My problem with elements in Japan, as distinct from the Japanese people as whole, is that they present Japan as a modern democracy which has renounced its pre-war roots and the medieval elements of its society and government while strenuously doing all they can to honour and revive the bad elements of their past.
Why do the things I mentioned in earlier posts still occur at the levels of its national government and involve such large numbers of national politicians? How can, for example, such a supposedly modern society still maintain a class of untouchables, the buraku or burakumin, which, like its war history, is carefully ignored by much of Japan? It’s a mistake to think that Japan has made a full transition to the modern world as exemplified by Western thought and practice (regardless of whether or not that is the ideal political or social condition). The bulk of Japan’s people probably have made that transition, more or less, but there is still a solid old guard that wants to return to imperial glories and racial supremacist ideas by manipulating the national mind to re-create a Japan that existed, and yet in their distorted histories never existed, from 1931 onwards. Why would it want to do that when the war is in the past and Japan has renounced war in its constitution?

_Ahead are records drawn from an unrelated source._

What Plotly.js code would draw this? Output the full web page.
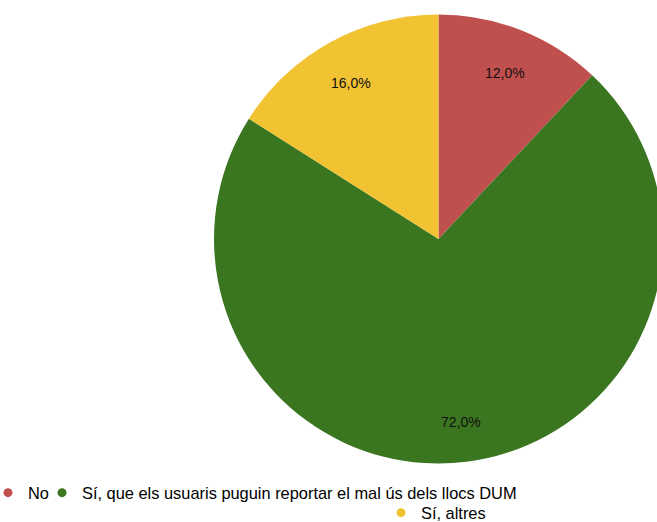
<!DOCTYPE html>
<html>
<head>
<meta charset="utf-8">
<script src="https://cdn.plot.ly/plotly-3.0.1.min.js"></script>
<style>
html, body { margin: 0; padding: 0; overflow: hidden; background: #fff; }
#chart { width: 730px; height: 580px; margin-left: -30px; }
</style>
</head>
<body>
<div id="chart"></div>
<script>
const labels = ['No', 'Sí, que els usuaris puguin reportar el mal ús dels llocs DUM', 'Sí, altres'];
const values = [12, 72, 16];
const colors = ['#C0504D', '#3A7520', '#F1C232'];

const OFF = 30;               // canvas is shifted left by this many pixels
const W = 730, H = 580;       // canvas larger than the 657x522 window; extra is cropped
const FONT = '"Liberation Sans Narrow", "Liberation Sans", Arial, sans-serif';

// pie geometry in screen pixels
const CX = 438.5, CY = 239, R = 224.5;
const dom = {
  x: [(CX + OFF - R) / W, (CX + OFF + R) / W],
  y: [(H - CY - R) / H, (H - CY + R) / H]
};

const pie = {
  type: 'pie',
  labels: labels,
  values: values,
  sort: false,
  direction: 'clockwise',
  rotation: 0,
  marker: { colors: colors, line: { width: 0 } },
  textinfo: 'none',
  hoverinfo: 'label+percent',
  showlegend: false,
  domain: dom
};

// percentage labels on each slice's mid-angle, at ~81% of the radius
const total = values.reduce((a, b) => a + b, 0);
const LR = 0.81 * R;
let cum = 0;
const annotations = values.map((v, i) => {
  const mid = (cum + v / 2) / total * 2 * Math.PI;
  cum += v;
  const px = CX + OFF + LR * Math.sin(mid);
  const py = CY + 3 - LR * Math.cos(mid);
  return {
    xref: 'paper', yref: 'paper',
    x: px / W, y: (H - py) / H,
    xanchor: 'center', yanchor: 'middle',
    showarrow: false,
    text: (v / total * 100).toFixed(1).replace('.', ',') + '%',
    font: { family: FONT, size: 14, color: '#111' }
  };
});

const legendNames = ['legend', 'legend2', 'legend3'];
const dummies = labels.map((l, i) => ({
  type: 'scatter',
  mode: 'markers',
  x: [null], y: [null],
  name: l,
  marker: { color: colors[i], size: 9, symbol: 'circle' },
  legend: legendNames[i],
  hoverinfo: 'skip'
}));

const legBase = {
  orientation: 'h',
  xanchor: 'left',
  yanchor: 'middle',
  font: { family: FONT, size: 16.4, color: '#000' },
  bgcolor: 'rgba(0,0,0,0)',
  itemwidth: 30,
  tracegroupgap: 0
};

const layout = {
  width: W, height: H,
  margin: { l: 0, r: 0, t: 0, b: 0 },
  paper_bgcolor: '#fff',
  plot_bgcolor: '#fff',
  separators: ',.',
  xaxis: { visible: false },
  yaxis: { visible: false },
  annotations: annotations,
  legend: Object.assign({}, legBase, { x: (-12 + OFF) / W, y: (H - 493) / H }),
  legend2: Object.assign({}, legBase, { x: (42 + OFF) / W, y: (H - 493) / H }),
  legend3: Object.assign({}, legBase, { x: (381 + OFF) / W, y: (H - 513) / H })
};

Plotly.newPlot('chart', [pie].concat(dummies), layout, { displayModeBar: false, staticPlot: true });
</script>
</body>
</html>
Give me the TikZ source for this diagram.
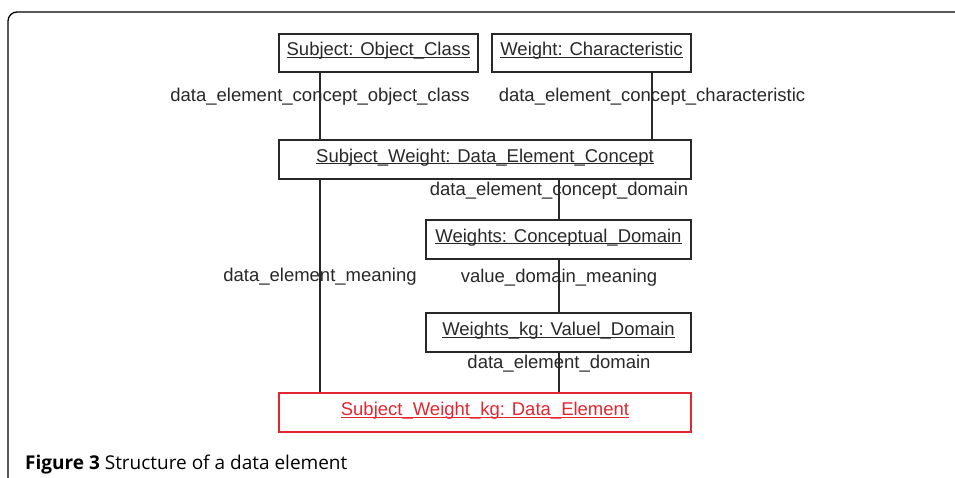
\documentclass[tikz,border=0pt]{standalone}
\usepackage{fontspec}
\setmainfont{Liberation Sans}
\newfontfamily\capfont{Open Sans}
\definecolor{boxred}{RGB}{228,38,48}
\definecolor{linegray}{RGB}{40,40,40}
\newcommand{\ulx}[1]{\setbox0\hbox{#1}\rlap{\rule[-2pt]{\wd0}{1pt}}\box0}
\tikzset{
  umlbox/.style={draw=linegray, line width=1.3pt, inner sep=0pt, text height=10pt, text depth=4pt,
     font=\fontsize{18.5}{20}\selectfont, text=linegray},
  redbox/.style={umlbox, draw=boxred, text=boxred},
  link/.style={draw=linegray, line width=1.3pt},
  role/.style={font=\fontsize{18.5}{20}\selectfont, text=linegray, inner sep=0pt, text height=10pt, text depth=4pt}
}
\begin{document}
\begin{tikzpicture}[x=1pt,y=-1pt]
\useasboundingbox (0,0) rectangle (955,478);
% outer frame
\draw[line width=1.3pt, rounded corners=9pt] (8,490) -- (8,12) -- (970,12);
% boxes
\node[umlbox, minimum width=199pt, minimum height=38pt] (oc) at (378.5,53) {\ulx{Subject: Object\_Class}};
\node[umlbox, minimum width=199pt, minimum height=38pt] (ch) at (591.5,53) {\ulx{Weight: Characteristic}};
\node[umlbox, minimum width=412pt, minimum height=39pt] (dec) at (485,159.5) {\ulx{Subject\_Weight: Data\_Element\_Concept}};
\node[umlbox, minimum width=265pt, minimum height=39pt] (cd) at (558.5,239.5) {\ulx{Weights: Conceptual\_Domain}};
\node[umlbox, minimum width=265pt, minimum height=39pt] (vd) at (558.5,332.5) {\ulx{Weights\_kg: Valuel\_Domain}};
\node[redbox, minimum width=412pt, minimum height=39pt] (de) at (485,412.5) {\ulx{Subject\_Weight\_kg: Data\_Element}};
% helper x positions
\coordinate (xl) at (320,0);
\coordinate (xr) at (652,0);
\coordinate (xm) at (559,0);
% connectors
\draw[link] (oc.south -| xl) -- node[role, pos=0.39] (l1) {data\_element\_concept\_object\_class} (dec.north -| xl);
\draw[link] (ch.south -| xr) -- node[role, pos=0.39] (l2) {data\_element\_concept\_characteristic} (dec.north -| xr);
\draw[link] (dec.south -| xm) -- node[role, pos=0.32] (l3) {data\_element\_concept\_domain} (cd.north -| xm);
\draw[link] (cd.south -| xm) -- node[role, pos=0.37] (l4) {value\_domain\_meaning} (vd.north -| xm);
\draw[link] (vd.south -| xm) -- node[role, pos=0.32] (l5) {data\_element\_domain} (de.north -| xm);
\draw[link] (dec.south -| xl) -- node[role, pos=0.467] (l6) {data\_element\_meaning} (de.north -| xl);
% caption
\node[anchor=base west, inner sep=0pt, font=\capfont\fontsize{19}{21}\selectfont] (cap) at (25,469) {\textbf{Figure 3} Structure of a data element};
\end{tikzpicture}
\end{document}
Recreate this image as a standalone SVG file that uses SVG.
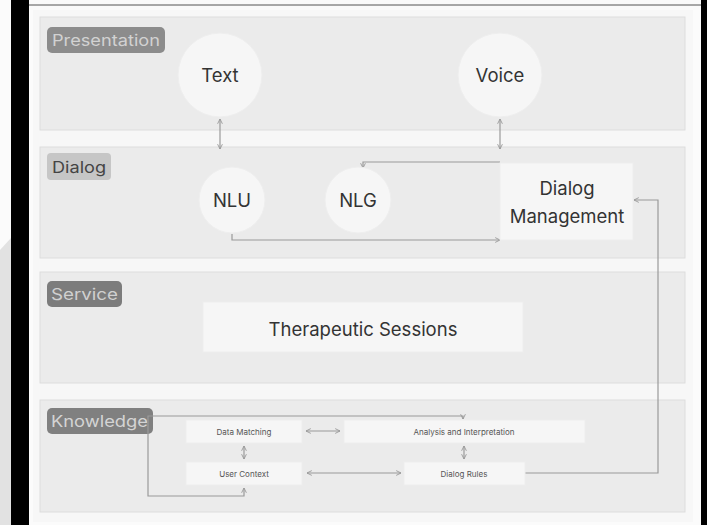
<svg xmlns="http://www.w3.org/2000/svg" width="707" height="525" viewBox="0 0 707 525">
<defs>
<marker id="ah" viewBox="0 0 10 10" refX="9" refY="5" markerWidth="5" markerHeight="5" orient="auto-start-reverse">
<path d="M1,1 L9,5 L1,9" fill="none" stroke="#999" stroke-width="1.5"/>
</marker>
<style>
.layer{fill:#ebebeb;stroke:#dddddd;stroke-width:1}
.node{fill:#f6f6f6;stroke:#eeeeee;stroke-width:1}
.t{font-family:Inter,"Liberation Sans",sans-serif;fill:#333;text-anchor:middle;dominant-baseline:central;font-size:18.5px}
.s{font-size:8px;fill:#555}
.lbl{font-family:Inter,"Liberation Sans",sans-serif;font-size:16px;dominant-baseline:central}
.c{fill:none;stroke:#9a9a9a;stroke-width:1.2;marker-start:url(#ah);marker-end:url(#ah)}
.c1{fill:none;stroke:#9a9a9a;stroke-width:1.2;marker-end:url(#ah)}
</style>
</defs>
<rect x="0" y="0" width="707" height="525" fill="#fbfbfb"/>
<polygon points="0,250 11,238 11,525 0,525" fill="#e2e2e2"/>
<rect x="11" y="0" width="18" height="525" fill="#000"/>
<rect x="701" y="0" width="6" height="525" fill="#000"/>
<line x1="29" y1="5" x2="701" y2="5" stroke="#555" stroke-width="1"/>
<rect x="33" y="10" width="660" height="512" fill="#f7f7f7"/>

<g id="layer-presentation">
<rect class="layer" x="40" y="17" width="645" height="113"/>
<rect x="47" y="27" width="118" height="26" rx="5" fill="#8c8c8c"/>
<text class="lbl" x="52" y="40" fill="#d2d2d2" textLength="108" lengthAdjust="spacingAndGlyphs">Presentation</text>
</g>
<g id="layer-dialog">
<rect class="layer" x="40" y="147" width="645" height="111"/>
<rect x="47" y="153" width="64" height="27" rx="4" fill="#c6c6c6"/>
<text class="lbl" x="52" y="166.5" fill="#444" textLength="54" lengthAdjust="spacingAndGlyphs">Dialog</text>
</g>
<g id="layer-service">
<rect class="layer" x="40" y="272" width="645" height="111"/>
<rect x="47" y="281" width="75" height="26" rx="5" fill="#7c7c7c"/>
<text class="lbl" x="51" y="294" fill="#d0d0d0" textLength="67" lengthAdjust="spacingAndGlyphs">Service</text>
</g>
<g id="layer-knowledge">
<rect class="layer" x="40" y="400" width="645" height="112"/>
<rect x="47" y="408" width="106" height="26" rx="5" fill="#808080"/>
<text class="lbl" x="51" y="421" fill="#d4d4d4" textLength="97" lengthAdjust="spacingAndGlyphs">Knowledge</text>
</g>

<g id="connectors">
<path class="c" d="M220,119 L220,149"/>
<path class="c" d="M500,119 L500,149"/>
<path class="c1" d="M500,162 L363,162 L363,168"/>
<path class="c1" d="M232,234 L232,240 L500,240"/>
<path class="c1" d="M525,473 L658,473 L658,200 L634,200"/>
<path class="c" d="M306,431 L340,431"/>
<path class="c" d="M244,446 L244,459"/>
<path class="c" d="M464,446 L464,459"/>
<path class="c" d="M307,473 L401,473"/>
<path class="c" d="M244,488 L244,496 L148,496 L148,416 L463,416 L463,419"/>
</g>

<g id="node-text">
<circle class="node" cx="220" cy="75" r="42"/>
<text class="t" x="220" y="75">Text</text>
</g>
<g id="node-voice">
<circle class="node" cx="500" cy="75" r="42"/>
<text class="t" x="500" y="75">Voice</text>
</g>
<g id="node-nlu">
<circle class="node" cx="232" cy="200" r="33"/>
<text class="t" x="232" y="200">NLU</text>
</g>
<g id="node-nlg">
<circle class="node" cx="358" cy="200" r="33"/>
<text class="t" x="358" y="200">NLG</text>
</g>
<g id="node-dm">
<rect class="node" x="500" y="163" width="133" height="77"/>
<text class="t" x="567" y="188">Dialog</text>
<text class="t" x="567" y="216">Management</text>
</g>
<g id="node-ts">
<rect class="node" x="203" y="302" width="320" height="50"/>
<text class="t" x="363" y="329">Therapeutic Sessions</text>
</g>
<g id="node-dmatch">
<rect class="node" x="186" y="420" width="116" height="23"/>
<text class="t s" x="244" y="431.5">Data Matching</text>
</g>
<g id="node-ai">
<rect class="node" x="344" y="420" width="241" height="23"/>
<text class="t s" x="464" y="431.5">Analysis and Interpretation</text>
</g>
<g id="node-uc">
<rect class="node" x="186" y="462" width="116" height="23"/>
<text class="t s" x="244" y="473.5">User Context</text>
</g>
<g id="node-dr">
<rect class="node" x="404" y="462" width="121" height="23"/>
<text class="t s" x="464" y="473.5">Dialog Rules</text>
</g>
</svg>
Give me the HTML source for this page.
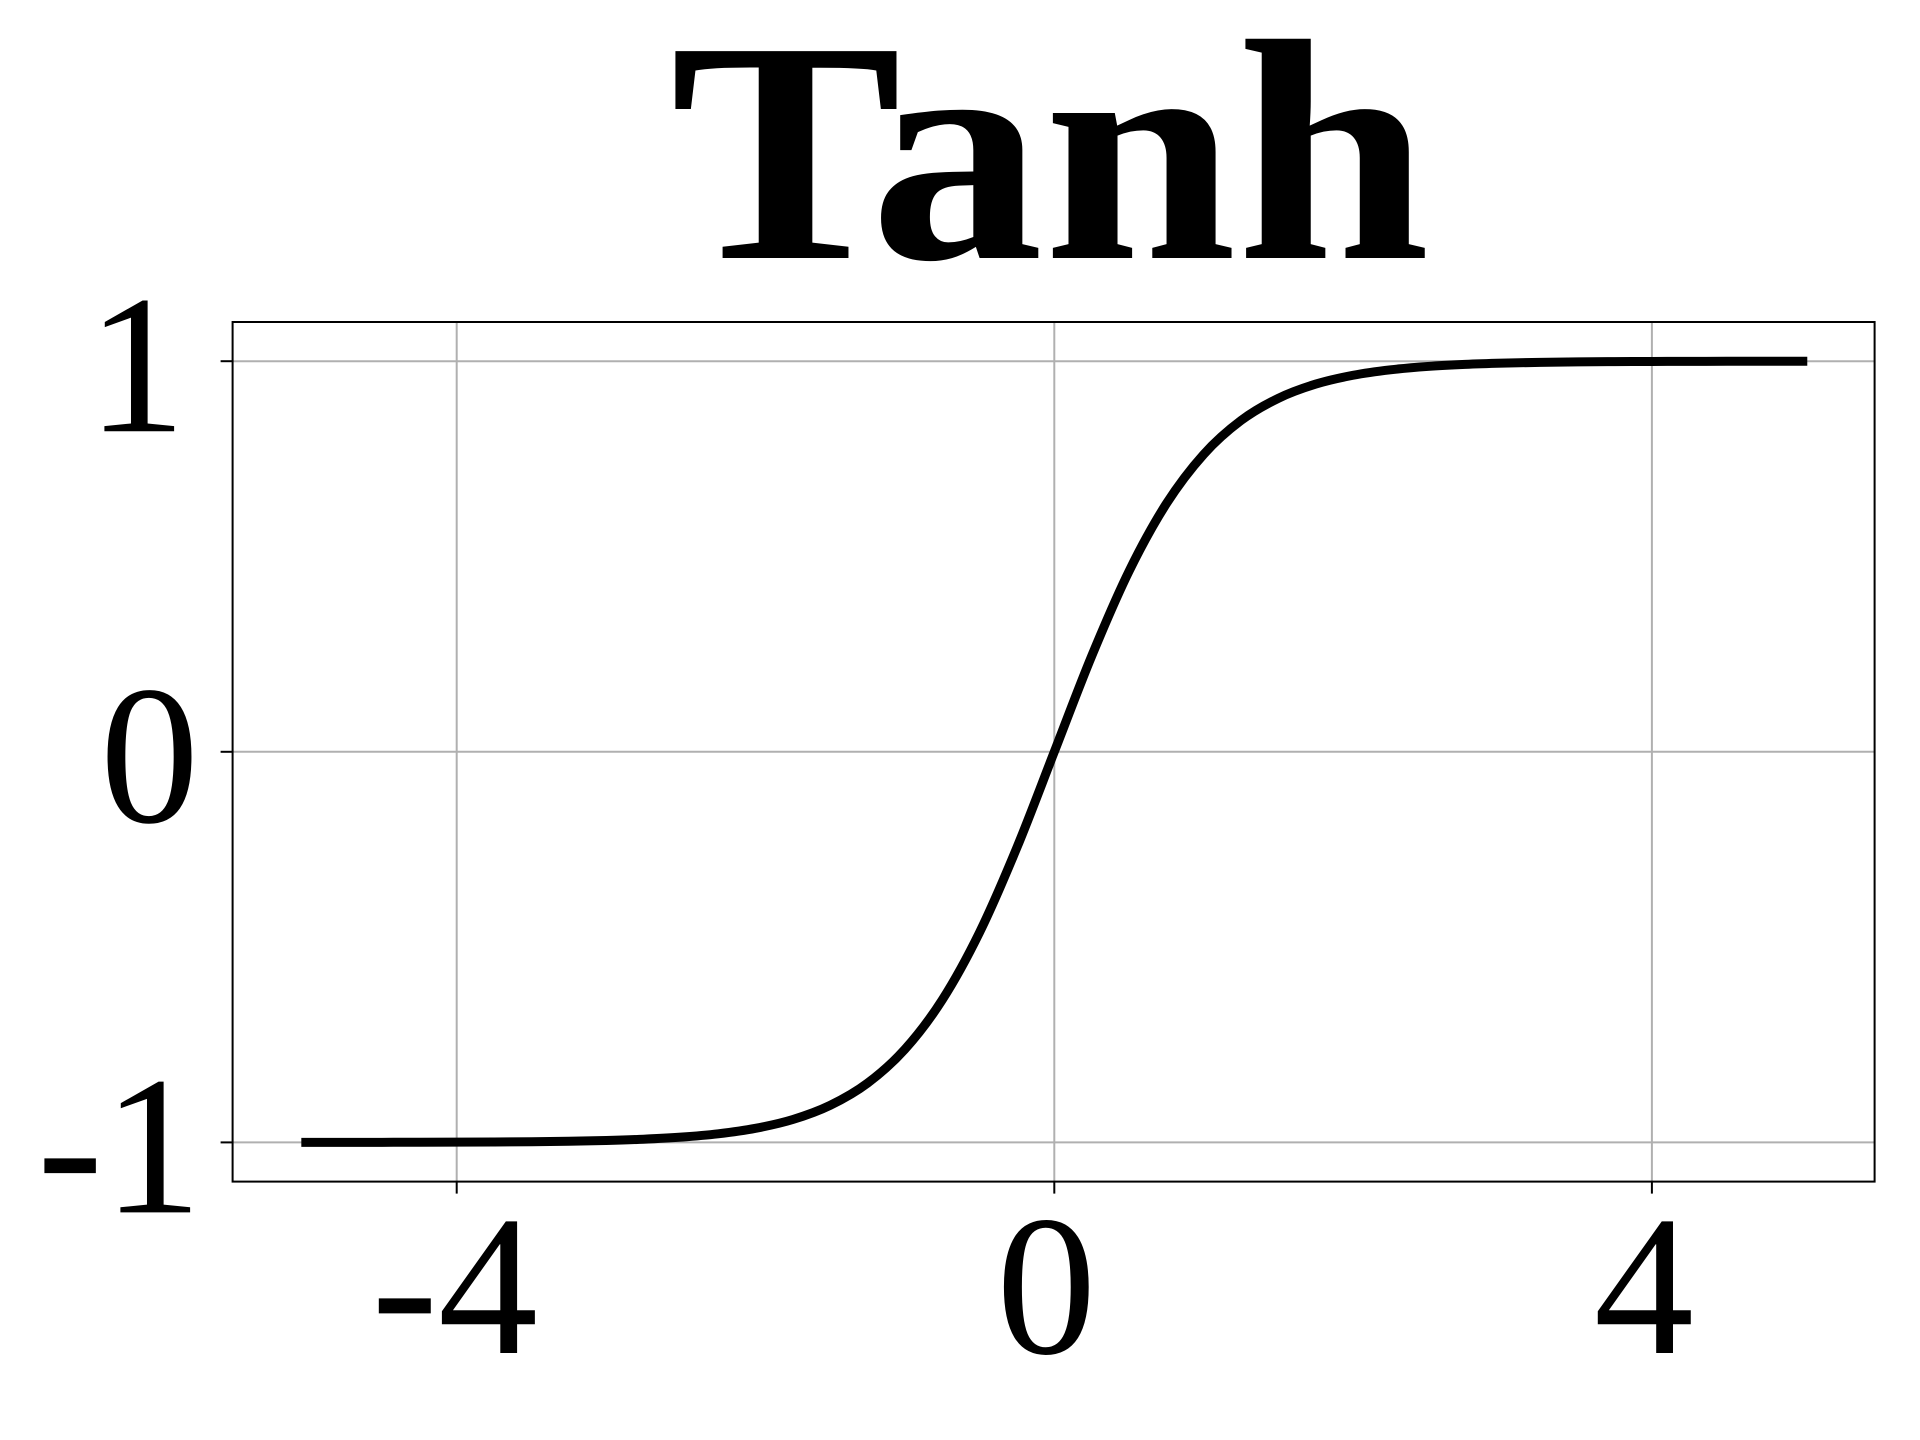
<!DOCTYPE html>
<html>
<head>
<meta charset="utf-8">
<style>
  html, body { margin: 0; padding: 0; background: #fff; }
  svg { display: block; }
  text { font-family: "Liberation Serif", "DejaVu Serif", serif; fill: #000; }
</style>
</head>
<body>
<svg id="chart" width="1920" height="1440" viewBox="0 0 1920 1440" xmlns="http://www.w3.org/2000/svg">
  <rect x="0" y="0" width="1920" height="1440" fill="#fff"></rect>
  <text x="1050" y="258" text-anchor="middle" font-size="316" font-weight="bold" textLength="760" lengthAdjust="spacingAndGlyphs">Tanh</text>
  <g id="grid"></g>
  <g id="series"></g>
  <rect x="232.6" y="322" width="1642" height="859.6" fill="none" stroke="#000" stroke-width="2"></rect>
  <g id="ticks"></g>
</svg>
<script>
const xTicks = [-4, 0, 4];
const xTickLabels = ["-4", "0", "4"];
const yTicks = [-1, 0, 1];
const yTickLabels = ["-1", "0", "1"];
const xValues = [-5.04,-4.75,-4.5,-4.25,-4,-3.75,-3.5,-3.25,-3,-2.75,-2.5,-2.25,-2,-1.75,-1.5,-1.25,-1,-0.75,-0.5,-0.25,0,0.25,0.5,0.75,1,1.25,1.5,1.75,2,2.25,2.5,2.75,3,3.25,3.5,3.75,4,4.25,4.5,4.75,5.04];
const yValues = [-0.9999,-0.9999,-0.9998,-0.9996,-0.9993,-0.9989,-0.9982,-0.9970,-0.9951,-0.9919,-0.9866,-0.9780,-0.9640,-0.9414,-0.9051,-0.8483,-0.7616,-0.6351,-0.4621,-0.2449,0,0.2449,0.4621,0.6351,0.7616,0.8483,0.9051,0.9414,0.9640,0.9780,0.9866,0.9919,0.9951,0.9970,0.9982,0.9989,0.9993,0.9996,0.9998,0.9999,0.9999];

const NS = "http://www.w3.org/2000/svg";
const plotL = 232.6, plotR = 1874.6, plotT = 322, plotB = 1181.6;
function xScale(v) { return 1054.3 + v * 149.4; }
function yScale(v) { return 751.8 - v * 390.6; }
function mk(tag, attrs, parent) {
  const e = document.createElementNS(NS, tag);
  for (const k in attrs) e.setAttribute(k, attrs[k]);
  parent.appendChild(e);
  return e;
}
const grid = document.getElementById('grid');
const ticks = document.getElementById('ticks');
const series = document.getElementById('series');

xTicks.forEach((t, i) => {
  const x = xScale(t);
  const g = mk('line', {x1: x, x2: x, y1: plotT, y2: plotB, stroke: '#b0b0b0', 'stroke-width': 2}, grid);
  
  
  const tk = mk('line', {x1: x, x2: x, y1: plotB, y2: plotB + 12, stroke: '#000', 'stroke-width': 2}, ticks);
  
  
  const lb = mk('text', {x: x - (t < 0 ? 2 : 8), y: 1353, 'text-anchor': 'middle', 'font-size': 200}, ticks);
  lb.textContent = xTickLabels[i];
  
  
});
yTicks.forEach((t, i) => {
  const y = yScale(t);
  const g = mk('line', {x1: plotL, x2: plotR, y1: y, y2: y, stroke: '#b0b0b0', 'stroke-width': 2}, grid);
  
  
  const tk = mk('line', {x1: plotL - 12, x2: plotL, y1: y, y2: y, stroke: '#000', 'stroke-width': 2}, ticks);
  
  
  const lb = mk('text', {x: t < 0 ? 202 : (t > 0 ? 186 : 199), y: y + 70, 'text-anchor': 'end', 'font-size': 198}, ticks);
  lb.textContent = yTickLabels[i];
  
  
});

// smooth curve via Catmull-Rom
const pts = xValues.map((x, i) => [xScale(x), yScale(yValues[i])]);
let d = 'M' + pts[0][0] + ' ' + pts[0][1];
for (let i = 0; i < pts.length - 1; i++) {
  const p0 = pts[Math.max(0, i - 1)], p1 = pts[i], p2 = pts[i + 1], p3 = pts[Math.min(pts.length - 1, i + 2)];
  const c1x = p1[0] + (p2[0] - p0[0]) / 6, c1y = p1[1] + (p2[1] - p0[1]) / 6;
  const c2x = p2[0] - (p3[0] - p1[0]) / 6, c2y = p2[1] - (p3[1] - p1[1]) / 6;
  d += ' C' + c1x + ' ' + c1y + ' ' + c2x + ' ' + c2y + ' ' + p2[0] + ' ' + p2[1];
}
const line = mk('path', {d: d, fill: 'none', stroke: '#000', 'stroke-width': 9}, series);


</script>
</body>
</html>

(Anyone who wants to come in here on how America has been trying to get Japan to renounce the no-war provision in Japan’s constitution and get involved in wars since the early 1950’s is welcome. I happen to think that if the consequence of being nuked was to make Japan a resolutely non-war country, then every life lost in those events wasn’t totally wasted and it’s a pity that a lot more countries weren’t nuked.)
Just as an aside, if only to antagonise Egorka who takes things more literally than you and who needs something to get his teeth into after recently bemoaning the lack of debate on the forum ;), if the Russians had been content to confine their 1917 revolution to Russia instead of going into the export market with the Comintern, then the fascists in Germany, Italy, Japan and their enthusiastic and powerful supporters in America, Britain, France and elsewhere might never have been united by that common enemy. Or we could go back further and blame the British for letting Marx in to write Das Kapital. Bloody British! It’s always their fault!